A close up of a typical heat transfer plate is shown in the adjacent photo. Shown here is the Uponor Wirsbo Joist Trak Heat Transfer Panel. The plates serve a couple functions. First of all they help transfer heat to the wood sub-floor more evenly and reduce the likelihood of hot spots. Secondly they hold the PEX tubing in constant contact with the sub-floor (this is something that was hard to achieve with the older stapling methods). Lastly they help protect the PEX tubing from any small nails or screws that might be fastened down into the sub-floor (albeit little protection if you drive long screws or large framing nails!).
Radiant Heat – Insulation for Wood Sub-Floor Installations
Today when we install radiant heat below a wood sub-floor we use foil faced fiberglass with the foil facing up towards the heat tubes. In the adjacent photo you can see the pink fiberglass insulation installed in the joist bays. The foil is facing up to help reflect heat back up towards the sub-floor.
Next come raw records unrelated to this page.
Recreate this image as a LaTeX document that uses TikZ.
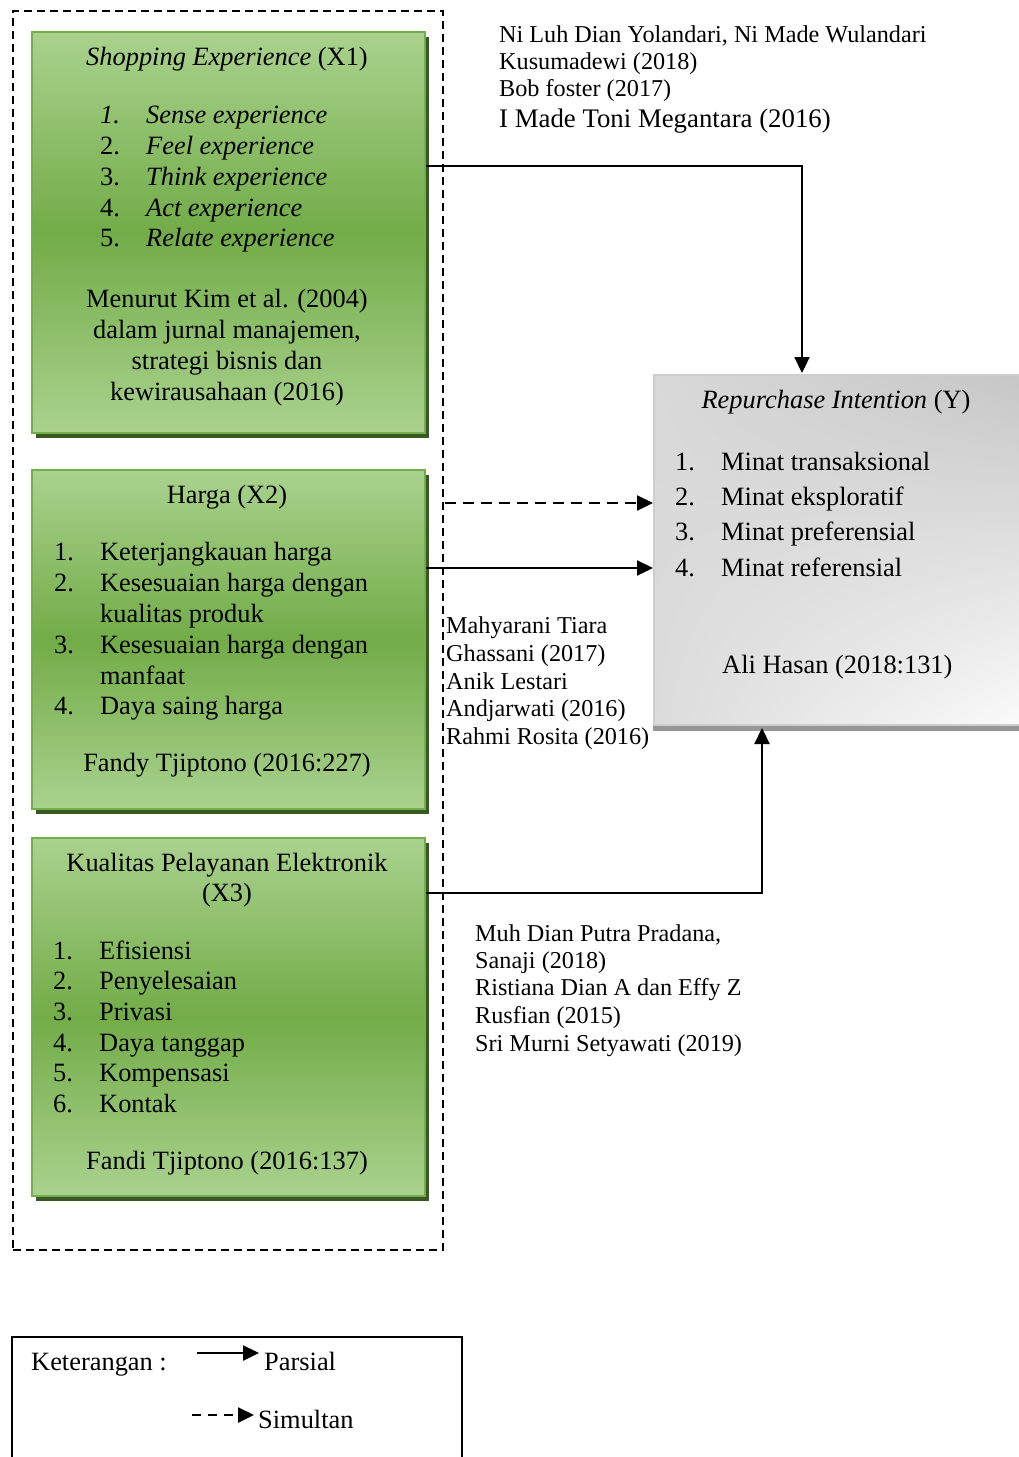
\documentclass[tikz,border=0pt]{standalone}
\usepackage{fontspec}
\setmainfont{Liberation Serif}
\usetikzlibrary{arrows.meta,calc,shadows,shadings}
\definecolor{gtop}{RGB}{170,210,142}
\definecolor{gmid}{RGB}{114,172,72}
\definecolor{gbord}{RGB}{116,174,76}
\definecolor{gshad}{RGB}{58,88,36}
\definecolor{ybord}{RGB}{205,205,205}
\definecolor{yshad}{RGB}{150,150,150}
\newcommand{\nm}[1]{\makebox[46pt][l]{#1}}
\begin{document}
\begin{tikzpicture}[x=1pt,y=-1pt,
  txt/.style={inner sep=0pt, anchor=base west, font=\fontsize{26.4}{31}\selectfont},
  ctxt/.style={inner sep=0pt, anchor=base, font=\fontsize{26.4}{31}\selectfont},
  stxt/.style={inner sep=0pt, anchor=base west, font=\fontsize{24.2}{27}\selectfont},
  gbox/.style={draw=gbord, line width=2pt, top color=gtop, bottom color=gtop, middle color=gmid,
    anchor=north west, minimum width=393pt, inner sep=0pt,
    general shadow={fill=gshad, shadow xshift=4pt, shadow yshift=-5pt}},
  arr/.style={line width=2.3pt, -{Triangle[length=16pt,width=15pt]}},
  frame/.style={draw, dashed, line width=1.5pt, dash pattern=on 8pt off 5pt},
]
\useasboundingbox (0,0) rectangle (1019,1457);

% dashed frame
\node[frame, anchor=north west, minimum width=430pt, minimum height=1239pt, inner sep=0pt] (fr) at (12,10) {};

% green boxes
\node[gbox, minimum height=401pt] (x1) at (31,31) {};
\node[gbox, minimum height=339pt] (x2) at (31,469) {};
\node[gbox, minimum height=358pt] (x3) at (31,837) {};

% grey box
\fill[yshad] (653,374) rectangle (1030,731);
\shade[upper left=gray!30, upper right=gray!45, lower left=gray!28, lower right=gray!3]
  (653,374) rectangle (1030,724);
\node[draw=ybord, line width=2pt, anchor=north west, minimum width=377pt, minimum height=350pt, inner sep=0pt] (yb) at (653,374) {};

% box 1 text
\node[ctxt] (x1t) at (227,65) {\textit{Shopping Experience} (X1)};
\node[txt] (x1a) at (100,123) {\textit{\nm{1.}Sense experience}};
\node[txt] (x1b) at (100,154) {\nm{2.}\textit{Feel experience}};
\node[txt] (x1c) at (100,185) {\nm{3.}\textit{Think experience}};
\node[txt] (x1d) at (100,216) {\nm{4.}\textit{Act experience}};
\node[txt] (x1e) at (100,246) {\nm{5.}\textit{Relate experience}};
\node[ctxt] (x1r1) at (227,307) {Menurut Kim et al. (2004)};
\node[ctxt] (x1r2) at (227,338) {dalam jurnal manajemen,};
\node[ctxt] (x1r3) at (227,369) {strategi bisnis dan};
\node[ctxt] (x1r4) at (227,400) {kewirausahaan (2016)};

% box 2 text
\node[ctxt] (x2t) at (227,503) {Harga (X2)};
\node[txt] (x2a) at (54,560) {\nm{1.}Keterjangkauan harga};
\node[txt] (x2b) at (54,591) {\nm{2.}Kesesuaian harga dengan};
\node[txt] (x2c) at (54,622) {\nm{}kualitas produk};
\node[txt] (x2d) at (54,653) {\nm{3.}Kesesuaian harga dengan};
\node[txt] (x2e) at (54,684) {\nm{}manfaat};
\node[txt] (x2f) at (54,714) {\nm{4.}Daya saing harga};
\node[ctxt] (x2r) at (227,771) {Fandy Tjiptono (2016:227)};

% box 3 text
\node[ctxt] (x3t1) at (227,871) {Kualitas Pelayanan Elektronik};
\node[ctxt] (x3t2) at (227,901) {(X3)};
\node[txt] (x3a) at (53,959) {\nm{1.}Efisiensi};
\node[txt] (x3b) at (53,989) {\nm{2.}Penyelesaian};
\node[txt] (x3c) at (53,1020) {\nm{3.}Privasi};
\node[txt] (x3d) at (53,1051) {\nm{4.}Daya tanggap};
\node[txt] (x3e) at (53,1081) {\nm{5.}Kompensasi};
\node[txt] (x3f) at (53,1112) {\nm{6.}Kontak};
\node[ctxt] (x3r) at (227,1169) {Fandi Tjiptono (2016:137)};

% grey box text
\node[ctxt] (yt) at (836,408) {\textit{Repurchase Intention} (Y)};
\node[txt] (ya) at (675,470) {\nm{1.}Minat transaksional};
\node[txt] (yb2) at (675,505) {\nm{2.}Minat eksploratif};
\node[txt] (yc) at (675,540) {\nm{3.}Minat preferensial};
\node[txt] (yd) at (675,576) {\nm{4.}Minat referensial};
\node[txt] (yr) at (722,673) {Ali Hasan (2018:131)};

% reference notes
\node[stxt] (n1) at (499,42) {Ni Luh Dian Yolandari, Ni Made Wulandari};
\node[stxt] (n2) at (499,69) {Kusumadewi (2018)};
\node[stxt] (n3) at (499,96) {Bob foster (2017)};
\node[txt, font=\fontsize{26.8}{31}\selectfont] (n4) at (499,127) {I Made Toni Megantara (2016)};

\node[stxt] (m1) at (446,633) {Mahyarani Tiara};
\node[stxt] (m2) at (446,661) {Ghassani (2017)};
\node[stxt] (m3) at (446,689) {Anik Lestari};
\node[stxt] (m4) at (446,716) {Andjarwati (2016)};
\node[stxt] (m5) at (446,744) {Rahmi Rosita (2016)};

\node[stxt] (b1) at (475,941) {Muh Dian Putra Pradana,};
\node[stxt] (b2) at (475,968) {Sanaji (2018)};
\node[stxt] (b3) at (475,995) {Ristiana Dian A dan Effy Z};
\node[stxt] (b4) at (475,1023) {Rusfian (2015)};
\node[stxt] (b5) at (475,1051) {Sri Murni Setyawati (2019)};

% connectors
\draw[arr] ($(x1.north east)+(0,135)$) -| ($(yb.north west)+(149,-1)$);
\draw[arr, dash pattern=on 11pt off 7pt] ($(fr.north east)+(1,493)$) -- ($(yb.north west)+(0,129)$);
\draw[arr] ($(x2.north east)+(0,99)$) -- ($(yb.north west)+(0,194)$);
\draw[arr] ($(x3.north east)+(0,56)$) -| ($(yb.south west)+(109,2)$);

% legend
\node[draw, line width=1.5pt, anchor=north west, minimum width=450pt, minimum height=140pt, inner sep=0pt] (lg) at (11,1336) {};
\node[txt] (k1) at (31,1370) {Keterangan :};
\coordinate (p1) at (197,1353);
\coordinate (p2) at (259,1353);
\draw[arr, line width=2.5pt] (p1) -- (p2);
\node[txt] (k2) at (264,1370) {Parsial};
\coordinate (s1) at (192,1415);
\coordinate (s2) at (254,1415);
\draw[arr, line width=2.5pt, dash pattern=on 9pt off 7pt] (s1) -- (s2);
\node[txt] (k3) at (258,1428) {Simultan};
\end{tikzpicture}
\end{document}
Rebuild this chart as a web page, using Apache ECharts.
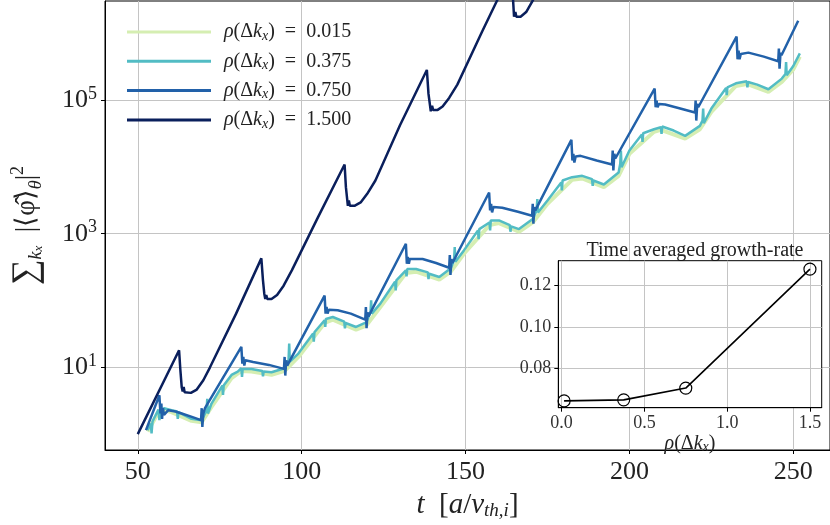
<!DOCTYPE html>
<html>
<head>
<meta charset="utf-8">
<script src="https://cdn.jsdelivr.net/npm/echarts@6/dist/echarts.min.js"></script>
<style>
  html, body { margin: 0; padding: 0; background: #fff; }
  #chart { width: 830px; height: 525px; }
</style>
</head>
<body>
<div id="chart"></div>
<script>
// values: [t, log10(sum |<phi>|^2)]
const rho0015 = [
  [53.0, 0.03], [56.3, 0.32], [58.0, 0.35], [60.3, 0.32], [66.4, 0.19], [69.5, 0.17],
  [72.5, 0.40], [78.6, 0.83], [81.6, 0.94], [84.7, 0.93], [90.8, 0.88], [94.8, 0.94],
  [99.0, 1.15], [107.0, 1.66], [109.5, 1.71], [116.6, 1.56], [119.7, 1.62], [124.0, 1.90],
  [131.8, 2.41], [134.9, 2.43], [142.0, 2.31], [145.5, 2.43], [149.5, 2.70], [157.3, 3.13],
  [160.2, 3.16], [166.3, 3.03], [170.5, 3.17], [175.0, 3.45], [182.5, 3.81], [185.6, 3.83],
  [192.2, 3.70], [196.7, 3.87], [200.0, 4.20], [207.5, 4.53], [209.6, 4.56], [217.0, 4.43],
  [221.5, 4.57], [225.0, 4.83], [232.5, 5.22], [235.8, 5.25], [242.4, 5.13], [246.5, 5.28],
  [250.0, 5.47], [252.0, 5.66]
];
const rho0375 = [
  [53.0, 0.05], [54.0, 0.15], [54.2, 0.00], [54.5, 0.18], [56.3, 0.36], [56.6, 0.20], [56.9, 0.33],
  [58.0, 0.38], [60.3, 0.35], [62.0, 0.33], [62.2, 0.22], [62.4, 0.32], [66.4, 0.22], [69.5, 0.20],
  [70.0, 0.25], [71.0, 0.35], [71.2, 0.52], [71.4, 0.30], [72.5, 0.45], [75.8, 0.72], [76.0, 0.58],
  [76.2, 0.72], [78.6, 0.88], [80.5, 0.93], [81.6, 0.98], [81.8, 0.85], [82.0, 0.97], [84.7, 0.97],
  [88.0, 0.94], [88.2, 0.86], [88.4, 0.93], [90.8, 0.92], [94.8, 0.98], [96.0, 1.10], [96.2, 1.35],
  [96.4, 1.08], [99.0, 1.20], [103.5, 1.50], [103.7, 1.38], [103.9, 1.52], [107.0, 1.70], [107.2, 1.60],
  [107.4, 1.72], [109.5, 1.75], [113.0, 1.68], [113.2, 1.58], [113.4, 1.66], [116.6, 1.60], [119.7, 1.67],
  [121.0, 1.82], [121.2, 2.00], [121.4, 1.80], [124.0, 1.95], [128.5, 2.28], [128.7, 2.15], [128.9, 2.30],
  [131.8, 2.45], [132.0, 2.36], [132.2, 2.47], [134.9, 2.47], [138.5, 2.42], [138.7, 2.32], [138.9, 2.40],
  [142.0, 2.35], [145.5, 2.48], [146.5, 2.60], [146.7, 2.80], [146.9, 2.58], [149.5, 2.75], [153.8, 3.05],
  [154.0, 2.92], [154.2, 3.07], [157.3, 3.17], [157.5, 3.05], [157.7, 3.20], [160.2, 3.20], [163.5, 3.13],
  [163.7, 3.03], [163.9, 3.11], [166.3, 3.07], [170.5, 3.22], [171.7, 3.35], [171.9, 3.52], [172.1, 3.32],
  [175.0, 3.50], [179.2, 3.77], [179.4, 3.65], [179.6, 3.80], [182.5, 3.85], [185.6, 3.87], [188.6, 3.82],
  [188.8, 3.72], [189.0, 3.80], [192.2, 3.74], [196.7, 3.92], [197.2, 4.05], [197.4, 4.25], [197.6, 4.00],
  [200.0, 4.25], [203.8, 4.49], [204.0, 4.38], [204.2, 4.51], [207.5, 4.57], [209.6, 4.60], [209.8, 4.50],
  [210.0, 4.61], [213.5, 4.55], [217.0, 4.47], [221.5, 4.62], [222.3, 4.70], [222.5, 4.88], [222.7, 4.66],
  [225.0, 4.88], [229.5, 5.19], [229.7, 5.08], [229.9, 5.20], [232.5, 5.26], [235.8, 5.29], [236.0, 5.20],
  [236.2, 5.28], [239.0, 5.24], [242.4, 5.17], [246.5, 5.33], [247.6, 5.40], [247.8, 5.58], [248.0, 5.38],
  [250.0, 5.52], [252.0, 5.71]
];
const rho0750 = [
  [52.5, 0.05], [56.6, 0.575], [56.9, 0.30], [57.2, 0.45], [57.4, 0.22], [57.7, 0.38], [58.0, 0.28],
  [59.3, 0.35], [61.5, 0.33], [63.4, 0.30], [66.5, 0.25], [69.3, 0.20], [69.5, 0.38], [69.7, 0.10],
  [70.0, 0.30], [70.5, 0.38], [81.6, 1.30], [81.9, 1.05], [82.2, 1.15], [82.5, 1.02], [82.8, 1.10],
  [85.2, 1.075], [90.0, 1.03], [94.6, 0.97], [94.8, 1.15], [95.0, 0.87], [95.3, 1.10], [95.6, 1.02],
  [107.0, 2.07], [107.3, 1.80], [107.6, 1.90], [107.9, 1.80], [108.3, 1.86], [111.0, 1.85], [115.0, 1.80],
  [119.4, 1.71], [119.6, 1.90], [119.8, 1.58], [120.1, 1.82], [120.4, 1.76], [131.8, 2.85], [132.1, 2.55],
  [132.4, 2.65], [132.7, 2.55], [133.0, 2.62], [136.9, 2.62], [141.0, 2.56], [145.0, 2.49], [145.2, 2.68],
  [145.4, 2.38], [145.7, 2.62], [146.0, 2.56], [157.2, 3.62], [157.5, 3.35], [157.8, 3.45], [158.1, 3.32],
  [158.5, 3.40], [161.2, 3.39], [166.0, 3.33], [170.3, 3.27], [170.5, 3.45], [170.7, 3.15], [171.0, 3.40],
  [171.3, 3.35], [182.3, 4.41], [182.6, 4.10], [182.9, 4.20], [183.2, 4.07], [183.6, 4.16], [185.1, 4.17],
  [190.0, 4.10], [194.7, 4.04], [194.9, 4.25], [195.1, 3.95], [195.4, 4.20], [195.7, 4.13], [207.7, 5.18],
  [208.0, 4.90], [208.3, 5.00], [208.6, 4.90], [209.0, 4.95], [210.9, 4.94], [215.5, 4.88], [220.0, 4.82],
  [220.2, 5.00], [220.4, 4.70], [220.7, 4.95], [221.0, 4.90], [232.7, 5.96], [233.0, 5.62], [233.3, 5.75],
  [233.6, 5.62], [234.0, 5.70], [236.3, 5.72], [241.0, 5.66], [245.4, 5.59], [245.6, 5.78], [245.8, 5.48],
  [246.1, 5.72], [246.4, 5.68], [251.5, 6.20]
];
const rho1500 = [
  [50.0, -0.01], [62.6, 1.25], [63.0, 0.95], [63.4, 0.70], [63.7, 0.63], [64.0, 0.70], [64.3, 0.62],
  [66.2, 0.61], [68.0, 0.66], [70.0, 0.80], [72.0, 0.99], [80.0, 1.80], [87.7, 2.63], [88.2, 2.30],
  [88.6, 2.10], [88.9, 2.02], [89.2, 2.08], [89.5, 2.02], [90.8, 2.02], [92.5, 2.08], [94.5, 2.22],
  [97.0, 2.45], [105.0, 3.25], [113.1, 4.04], [113.5, 3.70], [114.1, 3.42], [114.4, 3.50], [114.7, 3.42],
  [116.1, 3.42], [118.0, 3.47], [120.0, 3.60], [122.5, 3.80], [130.0, 4.63], [138.2, 5.46], [138.7, 5.10],
  [139.4, 4.84], [139.8, 4.92], [140.1, 4.86], [141.5, 4.86], [143.0, 4.91], [145.0, 5.04], [147.5, 5.24],
  [155.0, 6.03], [159.7, 6.51], [164.0, 6.97], [164.4, 6.60], [164.8, 6.26], [165.2, 6.33], [165.5, 6.26],
  [166.8, 6.26], [168.5, 6.33], [170.5, 6.50], [175.0, 6.95]
];

const seriesNames = ['0.015', '0.375', '0.750', '1.500'];
const seriesColors = ['#d5eeb2', '#52bcc4', '#2261a9', '#0a1f5c'];
const seriesWidths = [4, 2.5, 2.5, 2.5];
const seriesData = [rho0015, rho0375, rho0750, rho1500];

const xTicks = [50, 100, 150, 200, 250];
const yTicks = [10, 1000, 100000];

// inset: time averaged growth-rate
const rhoValues = [0.015, 0.375, 0.75, 1.5];
const growthRate = [0.0642, 0.0647, 0.0704, 0.1280];
const insetXTicks = [0, 0.5, 1.0, 1.5];
const insetYTicks = [0.08, 0.10, 0.12];

const FONT = 'Liberation Serif';
const TXT = '#222';

const chart = echarts.init(document.getElementById('chart'));

const mainSeries = seriesData.map((d, i) => ({
  name: seriesNames[i],
  type: 'line',
  xAxisIndex: 0,
  yAxisIndex: 0,
  data: d.map(p => [p[0], Math.pow(10, p[1])]),
  showSymbol: false,
  clip: true,
  z: 2,
  lineStyle: { color: seriesColors[i], width: seriesWidths[i] },
  itemStyle: { color: seriesColors[i] }
}));

const option = {
  animation: false,
  backgroundColor: '#fff',
  title: {
    text: 'Time averaged growth-rate',
    left: 690,
    top: 236,
    textAlign: 'center',
    textStyle: { fontFamily: FONT, fontSize: 20, fontWeight: 'normal', color: TXT }
  },
  legend: {
    orient: 'vertical',
    left: 122,
    top: 17,
    icon: 'rect',
    itemWidth: 84,
    itemHeight: 3,
    itemGap: 8.3,
    data: seriesNames,
    formatter: name => `{i|ρ}{n|(Δ}{i|k}{s|x}{n|)  =  ${name}}`,
    textStyle: {
      fontFamily: FONT, fontSize: 20, color: TXT, padding: [0, 0, 0, 8],
      rich: {
        n: { fontFamily: FONT, fontSize: 20, color: TXT, lineHeight: 22 },
        i: { fontFamily: FONT, fontSize: 20, color: TXT, fontStyle: 'italic', lineHeight: 22 },
        s: { fontFamily: FONT, fontSize: 14, color: TXT, fontStyle: 'italic', lineHeight: 12, verticalAlign: 'bottom' }
      }
    }
  },
  grid: [
    { left: 105, top: 1, width: 727, height: 450.7, show: true, borderColor: '#000', borderWidth: 1, backgroundColor: 'transparent' },
    { left: 558.3, top: 260.7, width: 263.4, height: 147, show: true, borderColor: '#000', borderWidth: 1, backgroundColor: '#fff', z: 10 }
  ],
  xAxis: [
    {
      type: 'value', gridIndex: 0, min: 40, max: 261.2,
      name: '{i|t}{n|  [}{i|a}{n|/}{i|v}{s|th,i}{n|]}',
      nameLocation: 'middle', nameGap: 40,
      nameTextStyle: {
        rich: {
          n: { fontFamily: FONT, fontSize: 29, color: TXT, lineHeight: 30 },
          i: { fontFamily: FONT, fontSize: 29, color: TXT, fontStyle: 'italic', lineHeight: 30 },
          s: { fontFamily: FONT, fontSize: 19, color: TXT, fontStyle: 'italic', lineHeight: 16, verticalAlign: 'bottom' }
        }
      },
      axisLine: { show: true, onZero: false, lineStyle: { color: '#000', width: 1 } },
      axisTick: { show: true, customValues: xTicks, length: 4, lineStyle: { color: '#000' } },
      axisLabel: { customValues: xTicks, margin: 9, fontFamily: FONT, fontSize: 26, color: TXT },
      splitLine: { show: true, lineStyle: { color: '#c4c4c4', width: 1 } }
    },
    {
      type: 'value', gridIndex: 1, min: -0.02, max: 1.571, z: 11,
      name: '{i|ρ}{n|(Δ}{i|k}{s|x}{n|)}',
      nameLocation: 'middle', nameGap: 24,
      nameTextStyle: {
        rich: {
          n: { fontFamily: FONT, fontSize: 20, color: TXT, lineHeight: 22 },
          i: { fontFamily: FONT, fontSize: 20, color: TXT, fontStyle: 'italic', lineHeight: 22 },
          s: { fontFamily: FONT, fontSize: 14, color: TXT, fontStyle: 'italic', lineHeight: 12, verticalAlign: 'bottom' }
        }
      },
      axisLine: { show: true, onZero: false, lineStyle: { color: '#000', width: 1 } },
      axisTick: { show: true, customValues: insetXTicks, length: 4, lineStyle: { color: '#000' } },
      axisLabel: { customValues: insetXTicks, margin: 7, fontFamily: FONT, fontSize: 18, color: '#333', formatter: v => v.toFixed(1) },
      splitLine: { show: true, lineStyle: { color: '#c4c4c4', width: 1 } }
    }
  ],
  yAxis: [
    {
      type: 'log', logBase: 10, gridIndex: 0, min: 0.565, max: 3.13e6,
      name: '{sum|∑}{s|k}{ss|x}{n|  |⟨φ̂⟩}{s|θ}{n||}{sup|2}',
      nameLocation: 'middle', nameGap: 60, nameRotate: 90,
      nameTextStyle: {
        rich: {
          sum: { fontFamily: FONT, fontSize: 36, color: TXT, lineHeight: 36 },
          n: { fontFamily: FONT, fontSize: 27, color: TXT, lineHeight: 36 },
          s: { fontFamily: FONT, fontSize: 18, color: TXT, fontStyle: 'italic', lineHeight: 14, verticalAlign: 'bottom' },
          ss: { fontFamily: FONT, fontSize: 13, color: TXT, fontStyle: 'italic', lineHeight: 8, verticalAlign: 'bottom' },
          sup: { fontFamily: FONT, fontSize: 18, color: TXT, lineHeight: 20, verticalAlign: 'top' }
        }
      },
      axisLine: { show: true, onZero: false, lineStyle: { color: '#000', width: 1 } },
      axisTick: { show: true, customValues: yTicks, length: 4, lineStyle: { color: '#000' } },
      minorTick: { show: false },
      axisLabel: {
        customValues: yTicks, margin: 8,
        formatter: v => `{b|10}{e|${Math.round(Math.log10(v))}}`,
        rich: {
          b: { fontFamily: FONT, fontSize: 26, color: TXT, lineHeight: 30 },
          e: { fontFamily: FONT, fontSize: 18, color: TXT, lineHeight: 16, verticalAlign: 'top' }
        }
      },
      splitLine: { show: true, lineStyle: { color: '#c4c4c4', width: 1 } }
    },
    {
      type: 'value', gridIndex: 1, min: 0.0609, max: 0.1321, z: 11,
      axisLine: { show: true, onZero: false, lineStyle: { color: '#000', width: 1 } },
      axisTick: { show: true, customValues: insetYTicks, length: 4, lineStyle: { color: '#000' } },
      axisLabel: { customValues: insetYTicks, margin: 7, fontFamily: FONT, fontSize: 18, color: '#333', formatter: v => v.toFixed(2) },
      splitLine: { show: true, lineStyle: { color: '#c4c4c4', width: 1 } }
    }
  ],
  series: mainSeries.concat([
    {
      name: 'growth-rate',
      type: 'line',
      xAxisIndex: 1,
      yAxisIndex: 1,
      z: 12,
      data: rhoValues.map((r, i) => [r, growthRate[i]]),
      symbol: 'circle',
      symbolSize: 12,
      lineStyle: { color: '#000', width: 1.6 },
      itemStyle: { color: 'rgba(0,0,0,0)', borderColor: '#000', borderWidth: 1.2 }
    }
  ])
};

chart.setOption(option);
</script>
</body>
</html>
The other important factor that you can’t really see is the position of the insulation. The insulation shown at right is installed in a 12″ deep joist bay. The insulation is only about 6″ thick (R19 approx.) which leaves an air space above it between the foil facing and the bottom of the sub-floor.
Be Sure Your Radiant Heat Is Installed Properly
We’ve been successfully using this approach for several years and it works amazingly well. If you’re thinking about using radiant heat in your home be sure to inquire with your heating installer about this approach. Be sure that you find out if they are using heat transfer plates, many will skip this in order to keep pricing down but I do not recommend it.
Also be sure you ask about the insulation and how the entire system works as a unit. If you follow these simple methods your new radiant system will work very well and give you and your family a great heating source.